ピエール・ブルデュー『ディスタンクシオン』を読む

ピエール・ブルデューという社会学者がいた。社会学においては泰斗だというのだがいままで知らなかった。

こんなことがよくある。

そんなとき自分の不勉強を恥じる気分になるのだが、名前だけは知っていても、その人が何者か、つまり中身をまるで知らない人物がいくらでもいる。

その気になれば、いまは便利な機械があるので簡単に調べられるのだが、それをやっていたら話の本筋を見失いそうなのでしない。そうするといつまでたっても何回も目にしたり耳にするだけの、名前しか知らない人物のままなのである。

人物だけにかぎったことではなく、歴史、地名、そのほかあらゆるジャンルにおいてである。人にそんなことも知らないのか、という顔をされることもある。


あるいはまた、そういう教養的な事柄ではなく、日常のことも、特に最近のことに疎い。長いこと電車に乗らないので今の切符の買い方がはっきりしない。テレビでチラと見かけたところによると、改札を通り抜ける時、客は切符を持っていなかった気がする。カードを何かにかざしていた。それが切符の替わりらしい。買い物の際のレジもそういう按配になってしまった風だ。そういう風景を気にしながら現金で済ます。やがて現金は通用しなくなるのであろうか。

 だが、なにかにつけ、知らないことがあるのを、そう気にしたり、負い目に感じることはないと思っている。出かける用事がないからしばらく出かけないでいると、私に断りもなく、いつのまにか、そうなっているのだから。


この世はある意味、単純といえば退屈するほど単純にも感じることもあれば、逆にいやになるほど複雑といえば複雑。その森羅万象を知ろうといくら勉強してみたところで、人間の限られた人生の持ち時間では到底足りない。つい、誰でも知っている事柄でも知り漏らしてしまうことが誰しもあって何の不思議もない気がする。

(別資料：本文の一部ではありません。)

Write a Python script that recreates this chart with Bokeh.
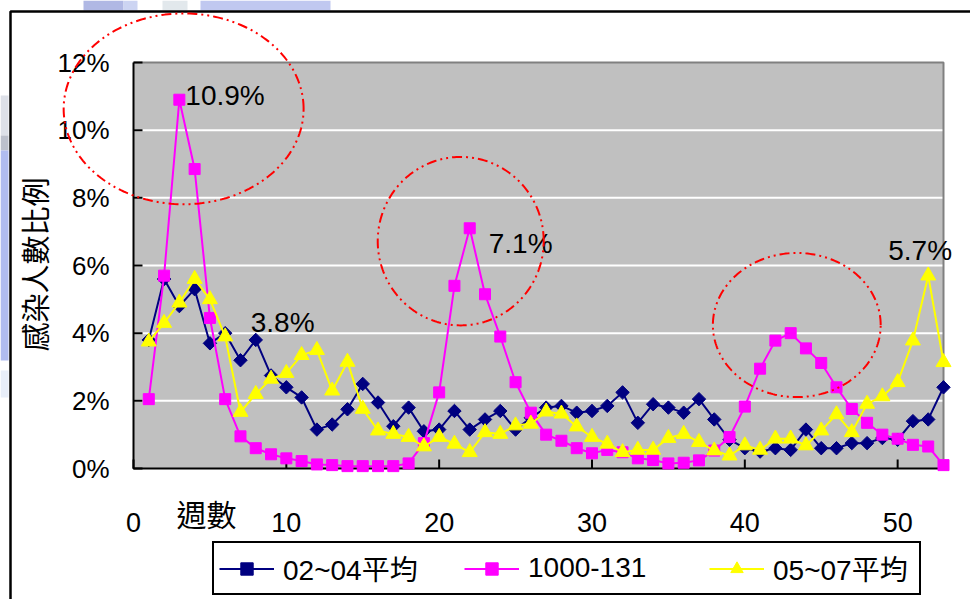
import numpy as np
from bokeh.plotting import figure
from bokeh.models import Range1d, Legend, LegendItem, PolyAnnotation, BoxAnnotation
from bokeh.core.properties import value
from bokeh.embed import file_html
from bokeh.resources import INLINE

# ---------------- data ----------------
weeks = list(range(1, 54))
avg_02_04 = [3.8, 5.6, 4.8, 5.3, 3.7, 4.0, 3.2, 3.8, 2.75, 2.4,
             2.1, 1.15, 1.3, 1.75, 2.5, 1.95, 1.25, 1.8, 1.1, 1.15,
             1.7, 1.15, 1.45, 1.7, 1.15, 1.5, 1.8, 1.85, 1.65, 1.7,
             1.85, 2.25, 1.35, 1.9, 1.8, 1.65, 2.05, 1.45, 0.85, 0.6,
             0.5, 0.6, 0.55, 1.15, 0.6, 0.6, 0.75, 0.75, 0.9, 0.85,
             1.4, 1.45, 2.4]
s_1000_131 = [2.05, 5.7, 10.9, 8.85, 4.45, 2.05, 0.95, 0.6, 0.42, 0.3,
              0.22, 0.12, 0.1, 0.07, 0.07, 0.07, 0.07, 0.15, 0.75, 2.25,
              5.4, 7.1, 5.15, 3.9, 2.55, 1.65, 1.0, 0.82, 0.6, 0.45,
              0.55, 0.48, 0.3, 0.25, 0.15, 0.17, 0.24, 0.53, 0.93, 1.83,
              2.95, 3.78, 4.0, 3.55, 3.12, 2.4, 1.76, 1.35, 1.0, 0.88,
              0.7, 0.65, 0.1]
avg_05_07 = [3.75, 4.3, 4.9, 5.6, 5.0, 3.9, 1.67, 2.2, 2.65, 2.82,
             3.35, 3.5, 2.3, 3.15, 1.76, 1.12, 1.02, 0.93, 0.65, 0.93,
             0.73, 0.48, 1.07, 1.02, 1.27, 1.32, 1.68, 1.62, 1.24, 0.93,
             0.73, 0.48, 0.55, 0.55, 0.9, 1.02, 0.78, 0.53, 0.38, 0.68,
             0.55, 0.88, 0.88, 0.68, 1.12, 1.6, 1.07, 1.91, 2.13, 2.55,
             3.78, 5.7, 3.14]
series_names = ["02~04平均", "1000-131", "05~07平均"]

x_ticks = [0, 10, 20, 30, 40, 50]
x_tick_labels = ["0", "10", "20", "30", "40", "50"]
y_ticks = [0, 2, 4, 6, 8, 10, 12]
y_tick_labels = ["0%", "2%", "4%", "6%", "8%", "10%", "12%"]
x_title = "週數"
y_title = "感染人數比例"

# annotated peaks: (series index, week)
peak_series = [1, 0, 1, 2]
peak_weeks = [3, 8, 22, 52]

# highlight ellipses (data units)
ell_cx = [3.28, 21.41, 43.4]
ell_cy = [10.63, 6.72, 4.24]
ell_rx = [7.85, 5.43, 5.49]
ell_ry = [2.82, 2.49, 2.13]

# ---------------- layout (pixels) ----------------
W, H = 970, 599
PL, PR, PT, PB = 133, 943, 62, 468          # plot-area box on the canvas
X_MIN, X_MAX, Y_MIN, Y_MAX = 0, 53, 0, 12   # axis limits
SX = (PR - PL) / (X_MAX - X_MIN)
SY = (PB - PT) / (Y_MAX - Y_MIN)


def dx(px):
    return X_MIN + (px - PL) / SX


def dy(py):
    return Y_MIN + (PB - py) / SY


LATIN = value("'Liberation Sans', Arial, sans-serif")
CJK = value("'Noto Sans CJK TC', sans-serif")
MIXED = "'Liberation Sans', 'Noto Sans CJK TC', sans-serif"

p = figure(width=W, height=H, output_backend="svg", toolbar_location=None,
           x_range=Range1d(dx(0), dx(W)), y_range=Range1d(dy(H), dy(0)),
           x_axis_location=None, y_axis_location=None, min_border=0)
p.outline_line_color = None
p.background_fill_color = "white"
p.border_fill_color = "white"
for g in p.grid:
    g.visible = False

# background artefacts of the source picture and its outer frame
patches = [
    (83, 123, 0, 10, "#b0b8e4"), (123, 137, 0, 10, "#ccd4f2"),
    (162, 187, 0, 10, "#e2e8ec"), (200, 330, 0, 10, "#c0c8f0"),
    (0, 8, 95, 135, "#dde0e8"), (0, 8, 135, 150, "#bcc0cc"),
    (0, 8, 150, 360, "#b0bcf0"), (0, 8, 370, 397, "#e8eef9"),
]
p.quad(left=[dx(a[0]) for a in patches], right=[dx(a[1]) for a in patches],
       top=[dy(a[2]) for a in patches], bottom=[dy(a[3]) for a in patches],
       fill_color=[a[4] for a in patches], line_color=None)
p.add_layout(BoxAnnotation(left=dx(10), right=dx(1000), top=dy(11), bottom=dy(700),
                           fill_color=None, fill_alpha=0, line_color="black",
                           line_alpha=1, line_width=2.5))

# plot area
p.quad(left=[X_MIN], right=[X_MAX], bottom=[Y_MIN], top=[Y_MAX],
       fill_color="#c0c0c0", line_color=None)
inner = y_ticks[1:-1]
p.segment(x0=[X_MIN] * len(inner), x1=[X_MAX] * len(inner), y0=inner, y1=inner,
          line_color="white", line_width=2)
p.line([X_MIN, X_MAX, X_MAX], [Y_MAX, Y_MAX, Y_MIN], line_color="#808080", line_width=2)

# axes
TICK = 9
p.line([X_MIN, X_MIN, X_MAX], [Y_MAX, Y_MIN, Y_MIN], line_color="black", line_width=2)
p.segment(x0=[X_MIN] * len(y_ticks), x1=[X_MIN + TICK / SX] * len(y_ticks),
          y0=y_ticks, y1=y_ticks, line_color="black", line_width=2)
p.segment(x0=x_ticks, x1=x_ticks, y0=[Y_MIN] * len(x_ticks),
          y1=[Y_MIN + TICK / SY] * len(x_ticks), line_color="black", line_width=2)
p.text(x=[X_MIN] * len(y_ticks), y=y_ticks, text=y_tick_labels, x_offset=-24,
       text_align="right", text_baseline="middle", text_font=LATIN,
       text_font_size="26px", text_color="black")
p.text(x=x_ticks, y=[Y_MIN] * len(x_ticks), text=x_tick_labels, y_offset=54,
       text_align="center", text_baseline="middle", text_font=LATIN,
       text_font_size="27px", text_color="black")
p.text(x=[dx(33)], y=[dy(264)], text=[y_title], angle=np.pi / 2,
       text_align="center", text_baseline="middle", text_font=CJK,
       text_font_size="29px", text_color="black")
p.text(x=[X_MIN], y=[Y_MIN], text=[x_title], x_offset=73, y_offset=44,
       text_align="center", text_baseline="middle", text_font=CJK,
       text_font_size="30px", text_color="black")

# series
colors = ["#000080", "#ff00ff", "#ffff00"]
data = [avg_02_04, s_1000_131, avg_05_07]
items = []
for i, (vals, col, name) in enumerate(zip(data, colors, series_names)):
    lr = p.line(weeks, vals, line_color=col, line_width=2)
    if i == 0:
        sr = p.scatter(weeks, vals, marker="square", angle=np.pi / 4, size=9.5,
                       fill_color=col, line_color=col)
    elif i == 1:
        sr = p.scatter(weeks, vals, marker="square", size=11,
                       fill_color=col, line_color=col)
    else:
        sr = p.scatter(weeks, vals, marker="triangle", size=15,
                       fill_color=col, line_color=col)
    items.append(LegendItem(label=name, renderers=[lr, sr]))

# peak value labels
offsets = [(6, -4), (-5, -17), (19, 15), (-40, -25)]
lx, ly, lt, ox, oy = [], [], [], [], []
for si, wk, (ddx, ddy) in zip(peak_series, peak_weeks, offsets):
    v = data[si][wk - 1]
    lx.append(wk)
    ly.append(v)
    lt.append(f"{v:.1f}%")
    ox.append(ddx)
    oy.append(ddy)
p.text(x=lx, y=ly, text=lt, x_offset=ox, y_offset=oy, text_align="left",
       text_baseline="alphabetic", text_font=LATIN, text_font_size="28px",
       text_color="black")

# dash-dot highlight ellipses
t = np.linspace(0, 2 * np.pi, 241)
for cx, cy, rx, ry in zip(ell_cx, ell_cy, ell_rx, ell_ry):
    p.add_layout(PolyAnnotation(xs=list(cx + rx * np.cos(t)), ys=list(cy + ry * np.sin(t)),
                                fill_color=None, fill_alpha=0, line_color="red",
                                line_alpha=1, line_width=2, line_dash="10 4 2 4 2 4"))

legend = Legend(items=items, orientation="horizontal", location=(212, H - 595),
                glyph_width=55, glyph_height=31, label_height=31, label_width=141,
                label_standoff=9, spacing=40, padding=5, margin=0,
                border_line_color="black", border_line_width=2, border_line_alpha=1,
                background_fill_color="white", background_fill_alpha=1,
                label_text_font=MIXED, label_text_font_size="28px",
                label_text_color="black")
p.add_layout(legend)

open("out.html", "w").write(file_html(p, INLINE))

さて、このフランスの学者の代表作「ディスタンクシオン」の要旨を一言にいえば、「趣味、嗜好を個人的な個性と捉える向きもある。そうかもしれないが、しかし、それ以前に趣味、嗜好というものを持てるための素地つまりは経済的なゆとりのあるなしの方がだいじで、根本原因だ。

 貧乏な家に生まれた者、及び貧弱な教育環境しか与えられなかった者は高尚な趣味、嗜好を持とうにも、それを知り、理解し、そして味わえるまでになれる可能性が非常に低い立場にある。恵まれたものはその逆である。」

ということになる。

 たしかにクラシック音楽一つとっても、その通りである。自分で作曲するまでになるほどの才能を持って生まれた者がいる、といったところで、その境遇、環境に恵まれなければどうにもならない。どうにもなっていないはずだ。

つまり才能のあるなしを言う前にその前提のあるなしの方が大事だとブルデューは主張する。


 その通りだと思う。私もこの「論理の果て」の他の章で何回も同じ趣旨のことを書いている。20世紀を代表する学者に対し僭越な言い方だとは思うが「我が意を得た」気がする。趣味、嗜好だけに限らず、人間界の万象に当てはまる。社会学において応用範囲の広い理論だろう。

 私が思うに、自分が自分であることにおいて、自分が自分で選び取った要素は何ひとつない。

どこの国に生まれるか。フランスか、日本か、はたまたどこか。男か女か。金持ちの家か、そうでないか。言えばきりがない。煎じ詰めれば何もかもなのだ。

日本のむかしの庶民も、そのあたりの如何ともしがたい、生まれながらの不公平、人の世の理不尽さを独り言をいうようにひとこと「親は選べない」と言った。

 庶民の子に生まれたフランスの学者ブルデューも同じ思いを込めて、こちらは学者であるから学術として表現したのだ。

 それが大多数の庶民の読者の琴線に触れ、大ベストセラーとなった。